Richard Pinhas And Merzbow – Keio Line (2008)
Voilà une rencontre à la fois étonnante et même excitante, chacun des deux participants est une légende en soi, deux figures de la musique underground qui se réunirent lors d’un concert à Tokyo, en deux mille sept, ce concert et ce qui s’y passa n’a pas été enregistré, mais un lien s’établit qui se concrétisa alors qu’ils étaient ensemble, sur la « Keio Inokashira line » ligne de métro Tokyoïte, ils décidèrent alors d’un enregistrement en studio, les vingt-cinq et vingt-six octobre, au « Peace Music Studio ».
Merzbow, aka Masami Akita, c’est l’apôtre de la Noise japonaise et même mondiale, c’est le « bruit et la fureur » cette image lui va bien, et pourtant ici, bien non, pas vraiment, il faut croire que la rencontre avec Richard Pinhas a su faire émerger une nouvelle facette, et pourtant, Richard n’est pas non plus un « cool », l’agressivité il connaît lui aussi !
Disons que rien ne se passe comme prévu, ou plutôt comme un gars simple comme moi aurait cru, Merzbow joue de son synthé, un EMS synthi A ainsi que de tous les "bruits", Richard de sa guitare et des Loops. Point de déluge sonore ni de barouf, aucun, à la place une musique pleine de quiétude et de sérénité. Parfois on semble baigner dans un univers krautrock non identifié.
Il faut dire que l’album est long, plus d’une heure cinquante, le temps est d’importance, il laisse la place aux impros, à l’écoute, à la plus fine des collaborations, une sorte d’osmose qui s’opère, on ne sait qui joue quoi, même si l’on devine de temps en temps, le plus souvent on n’y prend garde, car la musique semble venir d’une seule source. Les deux sont à l’origine d’un monde sonore qui trouve, sur le premier Cd, son aboutissement sur le magnifique « Shibuya AKS » qui conclut la suite « Tokyo Electric Guerilla » et « Ikebukuro : Tout Le Monde Descend ».
Je dois dire que ce qui se passe à l’écoute de cet album est assez étonnant, il possède un pouvoir apaisant, en même temps qu’il vous happe en vous libérant des contraintes usuelles, difficile en effet de ne pas être cent pour cent branché sur la musique et les effets sonores, même quand l’étape de la musique contemplative s’achève, lorsqu’elle butte sur « Chaos Line », qui envoie des tempêtes et de la tension.
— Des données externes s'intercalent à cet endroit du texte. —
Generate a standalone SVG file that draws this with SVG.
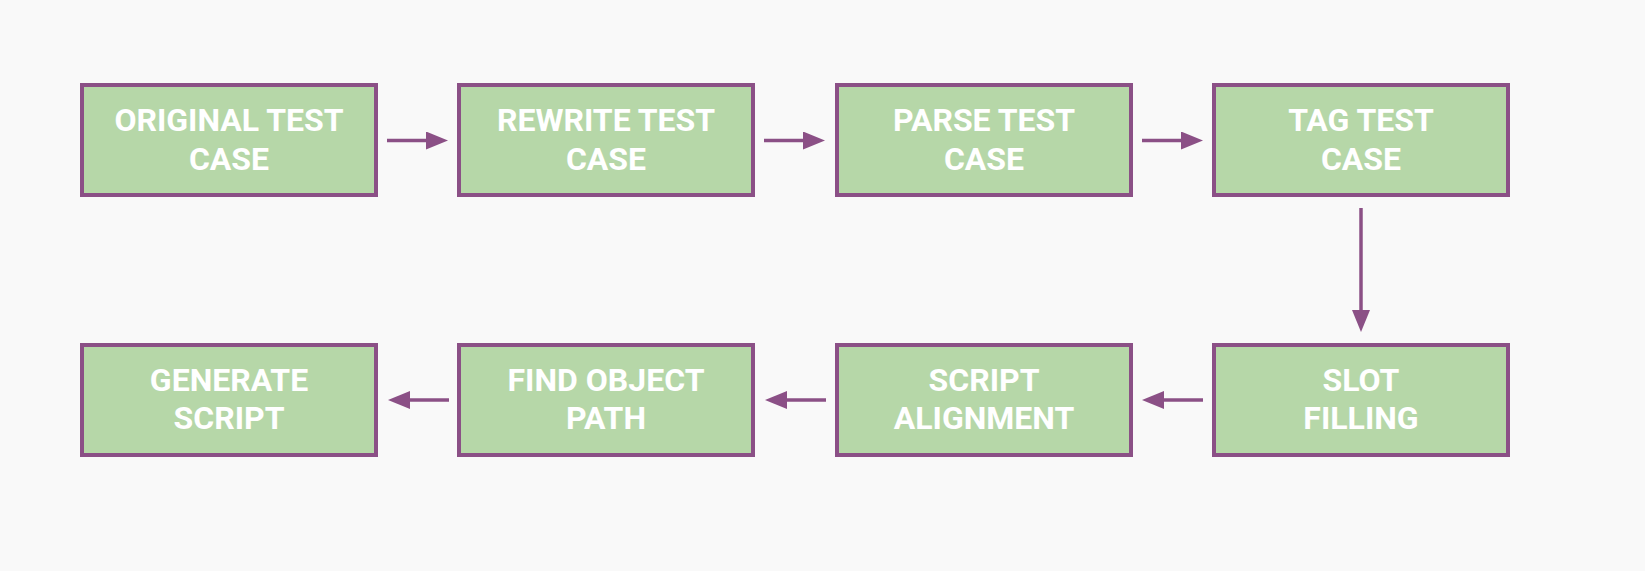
<svg xmlns="http://www.w3.org/2000/svg" width="1645" height="571" viewBox="0 0 1645 571">
<style>
.box rect{fill:#b6d7a8;stroke:#8b5086;stroke-width:4}
.box text{fill:#ffffff;font-family:Roboto,"Liberation Sans",sans-serif;font-weight:bold;font-size:32px;text-anchor:middle}
.conn line{stroke:#8b5086;stroke-width:3.5;marker-end:url(#ah)}
</style>
<defs>
<marker id="ah" markerUnits="userSpaceOnUse" markerWidth="22" markerHeight="18" refX="0" refY="9" orient="auto">
<path d="M0,0 L22,9 L0,18 Z" fill="#8b5086"/>
</marker>
</defs>
<rect width="1645" height="571" fill="#f9f9f9"/>
<g id="n1" class="box"><rect x="82" y="85" width="294" height="110"/><text x="229" y="130.5">ORIGINAL TEST</text><text x="229" y="169.5">CASE</text></g>
<g id="n2" class="box"><rect x="459" y="85" width="294" height="110"/><text x="606" y="130.5">REWRITE TEST</text><text x="606" y="169.5">CASE</text></g>
<g id="n3" class="box"><rect x="837" y="85" width="294" height="110"/><text x="984" y="130.5">PARSE TEST</text><text x="984" y="169.5">CASE</text></g>
<g id="n4" class="box"><rect x="1214" y="85" width="294" height="110"/><text x="1361" y="130.5">TAG TEST</text><text x="1361" y="169.5">CASE</text></g>
<g id="n5" class="box"><rect x="1214" y="345" width="294" height="110"/><text x="1361" y="390.5">SLOT</text><text x="1361" y="429">FILLING</text></g>
<g id="n6" class="box"><rect x="837" y="345" width="294" height="110"/><text x="984" y="390.5">SCRIPT</text><text x="984" y="429">ALIGNMENT</text></g>
<g id="n7" class="box"><rect x="459" y="345" width="294" height="110"/><text x="606" y="390.5">FIND OBJECT</text><text x="606" y="429">PATH</text></g>
<g id="n8" class="box"><rect x="82" y="345" width="294" height="110"/><text x="229" y="390.5">GENERATE</text><text x="229" y="429">SCRIPT</text></g>
<g id="connectors" class="conn">
<line x1="387" y1="140.5" x2="426" y2="140.5"/>
<line x1="764" y1="140.5" x2="803" y2="140.5"/>
<line x1="1142" y1="140.5" x2="1181" y2="140.5"/>
<line x1="1361" y1="208" x2="1361" y2="310"/>
<line x1="1203" y1="400" x2="1164" y2="400"/>
<line x1="826" y1="400" x2="787" y2="400"/>
<line x1="449" y1="400" x2="410" y2="400"/>
</g>
</svg>
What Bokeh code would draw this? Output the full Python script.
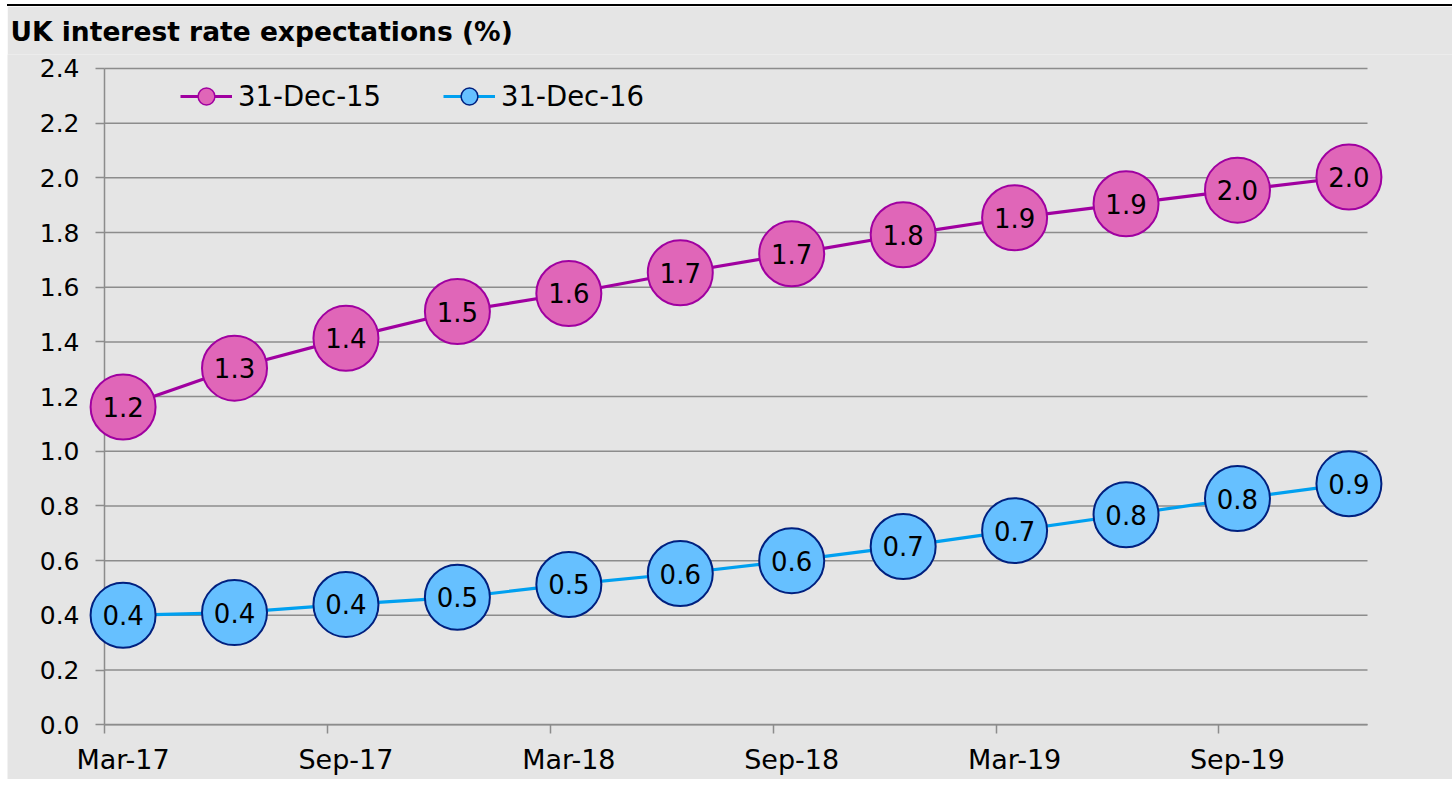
from bokeh.plotting import figure
from bokeh.models import ColumnDataSource, FixedTicker, Legend, LegendItem, NumeralTickFormatter
from bokeh.core.properties import value
from bokeh.embed import file_html
from bokeh.resources import INLINE

# ---- data -------------------------------------------------------------
quarters = ["Mar-17", "Jun-17", "Sep-17", "Dec-17", "Mar-18", "Jun-18",
            "Sep-18", "Dec-18", "Mar-19", "Jun-19", "Sep-19", "Dec-19"]
dec15 = [1.162, 1.304, 1.413, 1.511, 1.577, 1.653, 1.722, 1.792, 1.854, 1.905, 1.955, 2.003]
dec16 = [0.400, 0.410, 0.440, 0.466, 0.513, 0.553, 0.600, 0.652, 0.710, 0.768, 0.827, 0.881]
series_names = ["31-Dec-15", "31-Dec-16"]
y_ticks = [0.0, 0.2, 0.4, 0.6, 0.8, 1.0, 1.2, 1.4, 1.6, 1.8, 2.0, 2.2, 2.4]
x_tick_labels = ["Mar-17", "Sep-17", "Mar-18", "Sep-18", "Mar-19", "Sep-19"]
title_text = "UK interest rate expectations (%)"

# ---- styling ----------------------------------------------------------
BG = "#e5e5e5"
GRID = "#8c8c8c"
FONT = "DejaVu Sans"
PINK_FILL, PINK_LINE = "#e066b8", "#a000a0"
BLUE_FILL, BLUE_LINE, BLUE_EDGE = "#66c0ff", "#00a0f0", "#00207f"

# axis spans months from start of Mar-17 to start of Jan-20; quarters plotted mid-month
AXIS_END = 34
Y_MIN, Y_MAX = 0.0, 2.4
month_pos = [quarters.index(q) * 3 + 0.5 for q in quarters]
label_pos = [quarters.index(q) * 3 + 0.5 for q in x_tick_labels]
bound_pos = [quarters.index(q) * 3 for q in x_tick_labels]

src15 = ColumnDataSource(dict(x=month_pos, y=dec15, t=[f"{v:.1f}" for v in dec15]))
src16 = ColumnDataSource(dict(x=month_pos, y=dec16, t=[f"{v:.1f}" for v in dec16]))

# ---- layout (pixels inside the canvas) --------------------------------
W, H = 1445, 775
TOP = 45                  # frame top; frame fills the rest of the canvas
AX_X, AX_W = 97, 1263     # axis area: left edge and width
AX_TOP, AX_BOT = 59, 718  # y of Y_MAX and Y_MIN
ppm = AX_W / AXIS_END
ppu = (AX_BOT - AX_TOP) / (Y_MAX - Y_MIN)
x_range = (-AX_X / ppm, (W - AX_X) / ppm)
y_range = (Y_MIN - (H - AX_BOT) / ppu, Y_MAX + (AX_TOP - TOP) / ppu)

p = figure(width=W, height=H, x_range=x_range, y_range=y_range,
           output_backend="svg", toolbar_location=None,
           min_border_left=0, min_border_right=0, min_border_top=TOP, min_border_bottom=0)
p.background_fill_color = BG
p.border_fill_color = BG
p.outline_line_color = None

p.title.text = title_text
p.title.text_font = FONT
p.title.text_font_style = "bold"
p.title.text_font_size = "26.5px"
p.title.align = "left"
p.title.offset = 3
p.title.standoff = 15
p.title.text_color = "black"

# grid lines (drawn from the y-axis to the right end of the x-axis)
p.xgrid.grid_line_color = None
p.ygrid.grid_line_color = None
p.segment(x0=[0] * len(y_ticks), x1=[AXIS_END] * len(y_ticks), y0=y_ticks, y1=y_ticks,
          line_color=GRID, line_width=1.5)

# y axis, anchored at month 0
p.yaxis.fixed_location = 0
p.yaxis.bounds = (Y_MIN, Y_MAX)
p.yaxis.ticker = FixedTicker(ticks=y_ticks)
p.yaxis.formatter = NumeralTickFormatter(format="0.0")
p.yaxis.axis_line_color = GRID
p.yaxis.axis_line_width = 1.5
p.yaxis.major_tick_line_color = GRID
p.yaxis.major_tick_line_width = 1.5
p.yaxis.major_tick_in = 0
p.yaxis.major_tick_out = 9
p.yaxis.minor_tick_line_color = None
p.yaxis.major_label_text_font = FONT
p.yaxis.major_label_text_font_size = "25px"
p.yaxis.major_label_text_color = "black"
p.yaxis.major_label_standoff = 16

# x axis, anchored at 0
p.xaxis.fixed_location = 0
p.xaxis.bounds = (0, AXIS_END)
p.xaxis.ticker = FixedTicker(ticks=label_pos, minor_ticks=bound_pos)
p.xaxis.major_label_overrides = {pos: lab for pos, lab in zip(label_pos, x_tick_labels)}
p.xaxis.axis_line_color = GRID
p.xaxis.axis_line_width = 1.5
p.xaxis.major_tick_line_color = None
p.xaxis.major_tick_in = 0
p.xaxis.major_tick_out = 9
p.xaxis.minor_tick_line_color = GRID
p.xaxis.minor_tick_line_width = 1.5
p.xaxis.minor_tick_in = 0
p.xaxis.minor_tick_out = 9
p.xaxis.major_label_text_font = FONT
p.xaxis.major_label_text_font_size = "27px"
p.xaxis.major_label_text_color = "black"
p.xaxis.major_label_standoff = 10

# series (drawn above the axis line)
for r in (p.line("x", "y", source=src15, line_color=PINK_LINE, line_width=3.2),
          p.line("x", "y", source=src16, line_color=BLUE_LINE, line_width=3.2),
          p.scatter("x", "y", source=src15, size=65, fill_color=PINK_FILL, line_color=PINK_LINE, line_width=2),
          p.scatter("x", "y", source=src16, size=65, fill_color=BLUE_FILL, line_color=BLUE_EDGE, line_width=2)):
    r.level = "annotation"
for s in (src15, src16):
    t = p.text("x", "y", text="t", source=s, text_align="center", text_baseline="middle",
               text_font=value(FONT), text_font_size="26px", text_color="black")
    t.level = "annotation"

# legend (separate renderers so legend glyphs are small)
nan = float("nan")
leg15 = ColumnDataSource(dict(x=[nan], y=[nan]))
leg16 = ColumnDataSource(dict(x=[nan], y=[nan]))
lg1 = p.line("x", "y", source=leg15, line_color=PINK_LINE, line_width=3.2)
sg1 = p.scatter("x", "y", source=leg15, size=17, fill_color=PINK_FILL, line_color=PINK_LINE, line_width=1.5)
lg2 = p.line("x", "y", source=leg16, line_color=BLUE_LINE, line_width=3.2)
sg2 = p.scatter("x", "y", source=leg16, size=17, fill_color=BLUE_FILL, line_color=BLUE_EDGE, line_width=1.5)

LEG_H = 42
legend = Legend(items=[LegendItem(label=series_names[0], renderers=[lg1, sg1]),
                       LegendItem(label=series_names[1], renderers=[lg2, sg2])],
                orientation="horizontal", location=(173, (H - TOP) - 24 - LEG_H),
                background_fill_alpha=0, border_line_color=None,
                padding=0, margin=0, spacing=62,
                glyph_width=52, glyph_height=LEG_H, label_height=LEG_H, label_standoff=6,
                label_text_font=FONT, label_text_font_size="27.5px", label_text_color="black")
p.add_layout(legend)

p.styles = {"margin-left": "7px", "margin-top": "4px", "border-top": "2px solid black"}

open("out.html", "w").write(file_html(p, INLINE))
Mais les messages envoyés via les titres ne sont pas tendres, « Kills Animal Killers » qui ouvre le second Cd, « Fuck The Power (and Fuck Global Players) » qui le termine, et, à l’intérieur du livret, cette maxime : « Stop consumption ! Stop Killing Animal ! Ni Dieu ni Maître ! », sur ce dernier slogan on reconnaît la patte de Richard qui convoque la devise de l’anarchie…
Cette collaboration entre les deux musiciens ne restera pas sans suite, on notera « Metal/Crystal » toujours en deux mille huit et « Rhizome » en deux mille onze. Il faut noter également que cet album bénéficie d’une parution en vinyle, il en faut trois pour tout caser.